DIY marketing tactics
A good marketing strategy doesn’t have to blow the budget. With all the available advice, tools and resources available online, you can create a DIY (Do It Yourself) marketing strategy that fits within your budget.
Track behavior
First, find out what marketing is working. Getting a good idea of the buying behavior of your customers means you can tailor your tactics to what’s most likely to work.
Try:
- Using Google Analytics to keep track of website traffic, including what people are clicking on. It’s a great way to determine statistics like age and gender, as well as which pages are being clicked on and which aren’t. You can also find out how many people are coming from referred sites.
- Conducting polls and surveys through platforms like Facebook to give you a better idea of what your customers are looking for.
- Use a survey tool like SurveyMonkey, and it can be easily embedded into your Facebook page. You can share your surveys and get your results in an easy-to-use format.

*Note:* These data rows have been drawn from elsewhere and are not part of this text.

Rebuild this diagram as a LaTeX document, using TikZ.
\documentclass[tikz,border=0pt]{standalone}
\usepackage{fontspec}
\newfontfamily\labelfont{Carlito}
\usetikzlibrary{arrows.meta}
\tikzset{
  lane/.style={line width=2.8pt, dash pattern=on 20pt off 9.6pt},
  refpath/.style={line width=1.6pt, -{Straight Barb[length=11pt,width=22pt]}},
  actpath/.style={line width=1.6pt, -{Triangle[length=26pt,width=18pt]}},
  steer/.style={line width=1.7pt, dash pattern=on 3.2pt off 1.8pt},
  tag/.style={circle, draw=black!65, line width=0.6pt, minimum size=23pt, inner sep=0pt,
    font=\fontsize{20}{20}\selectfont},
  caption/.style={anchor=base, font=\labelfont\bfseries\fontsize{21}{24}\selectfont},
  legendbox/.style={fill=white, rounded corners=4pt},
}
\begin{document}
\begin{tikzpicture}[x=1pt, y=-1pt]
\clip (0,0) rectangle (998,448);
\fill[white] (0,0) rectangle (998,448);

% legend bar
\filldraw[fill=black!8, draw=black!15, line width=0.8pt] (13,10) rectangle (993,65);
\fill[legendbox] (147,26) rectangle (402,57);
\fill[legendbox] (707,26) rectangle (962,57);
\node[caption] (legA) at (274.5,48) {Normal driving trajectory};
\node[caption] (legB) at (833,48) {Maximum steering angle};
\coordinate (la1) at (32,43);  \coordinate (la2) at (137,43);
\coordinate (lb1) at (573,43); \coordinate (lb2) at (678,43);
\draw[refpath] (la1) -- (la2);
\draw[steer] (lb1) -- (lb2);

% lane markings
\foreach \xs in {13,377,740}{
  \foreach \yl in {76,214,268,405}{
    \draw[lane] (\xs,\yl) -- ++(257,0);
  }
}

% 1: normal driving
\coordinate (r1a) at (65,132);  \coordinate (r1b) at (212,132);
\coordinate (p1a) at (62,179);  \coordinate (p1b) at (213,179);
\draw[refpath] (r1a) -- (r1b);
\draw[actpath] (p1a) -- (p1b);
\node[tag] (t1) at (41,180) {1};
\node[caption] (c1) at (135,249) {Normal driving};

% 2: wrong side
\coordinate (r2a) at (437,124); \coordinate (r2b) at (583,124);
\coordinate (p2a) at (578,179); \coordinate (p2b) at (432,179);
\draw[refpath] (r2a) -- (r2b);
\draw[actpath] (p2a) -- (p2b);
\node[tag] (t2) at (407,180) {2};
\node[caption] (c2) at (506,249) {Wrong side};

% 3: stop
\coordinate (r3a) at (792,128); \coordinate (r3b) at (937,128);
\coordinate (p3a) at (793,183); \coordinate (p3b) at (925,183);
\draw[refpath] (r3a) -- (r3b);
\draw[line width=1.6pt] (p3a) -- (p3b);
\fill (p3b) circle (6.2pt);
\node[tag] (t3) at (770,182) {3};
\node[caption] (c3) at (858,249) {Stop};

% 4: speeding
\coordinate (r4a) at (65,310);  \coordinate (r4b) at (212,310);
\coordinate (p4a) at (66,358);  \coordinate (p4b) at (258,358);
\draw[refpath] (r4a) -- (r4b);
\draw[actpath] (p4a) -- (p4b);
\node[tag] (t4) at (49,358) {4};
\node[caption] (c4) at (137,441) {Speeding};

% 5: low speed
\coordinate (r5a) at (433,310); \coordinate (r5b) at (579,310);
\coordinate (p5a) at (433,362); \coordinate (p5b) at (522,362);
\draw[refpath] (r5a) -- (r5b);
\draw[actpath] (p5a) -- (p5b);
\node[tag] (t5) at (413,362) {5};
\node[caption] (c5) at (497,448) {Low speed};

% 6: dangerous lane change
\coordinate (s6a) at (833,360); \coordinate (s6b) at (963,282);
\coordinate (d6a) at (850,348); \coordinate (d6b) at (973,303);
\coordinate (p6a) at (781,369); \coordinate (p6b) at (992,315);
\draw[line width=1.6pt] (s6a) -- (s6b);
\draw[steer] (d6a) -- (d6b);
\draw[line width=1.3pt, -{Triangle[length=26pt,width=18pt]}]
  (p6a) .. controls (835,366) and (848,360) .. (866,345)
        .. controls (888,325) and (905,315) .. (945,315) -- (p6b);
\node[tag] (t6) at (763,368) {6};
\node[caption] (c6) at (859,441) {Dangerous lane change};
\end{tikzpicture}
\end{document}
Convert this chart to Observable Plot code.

Collect and use customer data
Your website should have a way of collecting customer contact details such as email addresses. To encourage people to register on your website, offer free downloads/whitepapers, enter competitions, loyalty rewards or even advance notice of specials and clearance deals.
Search Engine Optimization (SEO)
This is a process to help optimize your website so that it’s attractive to search engines. On Google, few people look at the second page of results. Ensure your website is one of the top few results when someone does a relevant search on Google by:
- Use keywords in your text.
- Include links to other websites that are relevant to your business.
- Backlinking from another website.
- Being mobile friendly.
- Have regular updates with fresh content.
Look for free advertising
With a dash of imagination and persistence you can get others to promote your business for you. One way is to advertise your business through other businesses and do the same for them.
This is especially popular via social media. If you’ve got other businesses following you on Facebook, Twitter and LinkedIn, and you’re following them, you can promote each other for no cost and everybody wins.
Display guarantees and testimonials
These provide social proof that other people have brought from you and recommend you, building their trust. Add to your website quotes from customers, any warranties or ‘lifetime’ guarantees that help reduce potential new customer concerns.
Retaining customers & improving satisfaction
Once you’ve won your customers, you want to keep them coming back. Always be thinking of ways to improve their experience with you, and convincing them that they’re more important to you than they are to your competitors.
Complementary marketing
If you can offer complementary products or services to your customers at the time of purchase, you’ll improve your sales and your customer experience. If you don’t have any complementary products or services, you could enter into an alliance with a similar business.
Build alliances with suppliers
- Develop alliances with suppliers and hold joint promotions or get them to share the costs of signage or events.
- Often suppliers have co-op marketing budgets to spend. Or hold an event at your business where the supplier sends an expert to demonstrate a new product or train people in its use. Be sure to invite your top customers.
- Replicate this concept online by holding webinars or demo’s with suppliers to your customers, offering invite only deals or discounts.
Promote special events
These work well for retail. Think Mother’s Day, Christmas, Easter or school holidays. If you’ve got a well-established social media platform, you can use it to promote these events.
Encourage word-of-mouth and referral business
Word-of-mouth is one of the best, most effective and cheapest forms of advertising you can use. Try to get your customers talking about you on social media and get permission to use their testimonials on your website.
Summary
A bit of creative thinking and a willingness to market direct to your customer base, plus the time to spend researching their wants, needs, and buying behavior will pay dividends. The better you know them, the more effectively you’ll be able to tailor your marketing strategy.